Stored data:
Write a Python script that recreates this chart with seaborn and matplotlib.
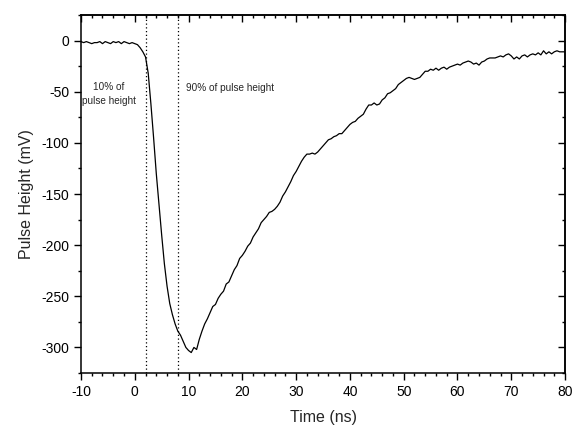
import numpy as np
import pandas as pd
import matplotlib
matplotlib.use('Agg')
import matplotlib.pyplot as plt
from matplotlib.ticker import MultipleLocator
import seaborn as sns

# pulse trace (time in ns, height in mV)
time_ns = np.arange(-10, 80.5, 0.5)
pulse_mv = [
    -1, -2, -1, -2, -3, -2, -2, -1, -3, -1,
    -2, -3, -1, -2, -1, -3, -1, -2, -3, -2,
    -3, -4, -7, -11, -16, -32, -62, -95, -130, -160,
    -190, -218, -240, -257, -268, -277, -284, -288, -294, -300,
    -303, -305, -300, -302, -292, -284, -277, -272, -266, -260,
    -258, -252, -248, -245, -238, -236, -230, -224, -220, -213,
    -210, -206, -201, -198, -192, -188, -184, -178, -175, -172,
    -168, -167, -165, -162, -158, -152, -148, -143, -138, -132,
    -128, -123, -118, -114, -111, -111, -110, -111, -109, -106,
    -103, -100, -97, -96, -94, -93, -91, -91, -88, -85,
    -82, -80, -79, -76, -74, -72, -67, -63, -63, -61,
    -63, -62, -58, -56, -52, -51, -49, -47, -43, -41,
    -39, -37, -36, -37, -38, -37, -36, -33, -30, -30,
    -28, -29, -27, -29, -27, -26, -28, -26, -25, -24,
    -23, -24, -22, -21, -20, -21, -23, -22, -24, -21,
    -20, -18, -17, -17, -17, -16, -15, -16, -14, -13,
    -15, -18, -16, -18, -15, -14, -16, -14, -13, -14,
    -12, -14, -10, -13, -11, -13, -11, -10, -11, -11,
    -11,
]
marker_times = [2.1, 8.0]

df = pd.DataFrame({'t': time_ns, 'v': pulse_mv})

sns.set_style('ticks')
plt.rcParams['font.family'] = ['Liberation Sans', 'DejaVu Sans']
plt.rcParams['axes.unicode_minus'] = False

fig = plt.figure(figsize=(5.76, 4.26), dpi=100)
ax = fig.add_axes([0.1406, 0.1244, 0.8404, 0.8404])

sns.lineplot(data=df, x='t', y='v', color='black', linewidth=0.9, ax=ax)

for mt in marker_times:
    ax.axvline(mt, color='black', linestyle=(0, (1, 2)), linewidth=0.9)

ax.text(-4.8, -52, '10% of\npulse height', fontsize=7.2, ha='center', va='center', linespacing=1.5)
ax.text(9.5, -46, '90% of pulse height', fontsize=7.2, ha='left', va='center')

ax.set_xlim(-10, 80)
ax.set_ylim(-325, 25)

# bottom/left ticks point out, top/right ticks point in (Origin style)
top = ax.secondary_xaxis('top')
right = ax.secondary_yaxis('right')
for a in (ax.xaxis, top.xaxis):
    a.set_major_locator(MultipleLocator(10))
    a.set_minor_locator(MultipleLocator(2))
for a in (ax.yaxis, right.yaxis):
    a.set_major_locator(MultipleLocator(50))
    a.set_minor_locator(MultipleLocator(25))

ax.tick_params(which='both', direction='out', top=False, right=False, colors='black',
               labelsize=10, width=1)
ax.tick_params(which='major', length=5)
ax.tick_params(which='minor', length=2.5)
top.tick_params(which='both', direction='in', labeltop=False, width=1, colors='black')
top.tick_params(which='major', length=5)
top.tick_params(which='minor', length=2.5)
right.tick_params(which='both', direction='in', labelright=False, width=1, colors='black')
right.tick_params(which='major', length=5)
right.tick_params(which='minor', length=2.5)

for a in (ax, top, right):
    for s in a.spines.values():
        s.set_linewidth(1.1)
        s.set_color('black')

ax.set_xlabel('Time (ns)', fontsize=11.5, labelpad=8)
ax.set_ylabel('Pulse Height (mV)', fontsize=11.5, labelpad=5)

fig.savefig('out.png', dpi=100)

Goal: Using the material above, copy every line in which the string "seaborn" occurs.

Expected answer:
Write a Python script that recreates this chart with seaborn and matplotlib.
import seaborn as sns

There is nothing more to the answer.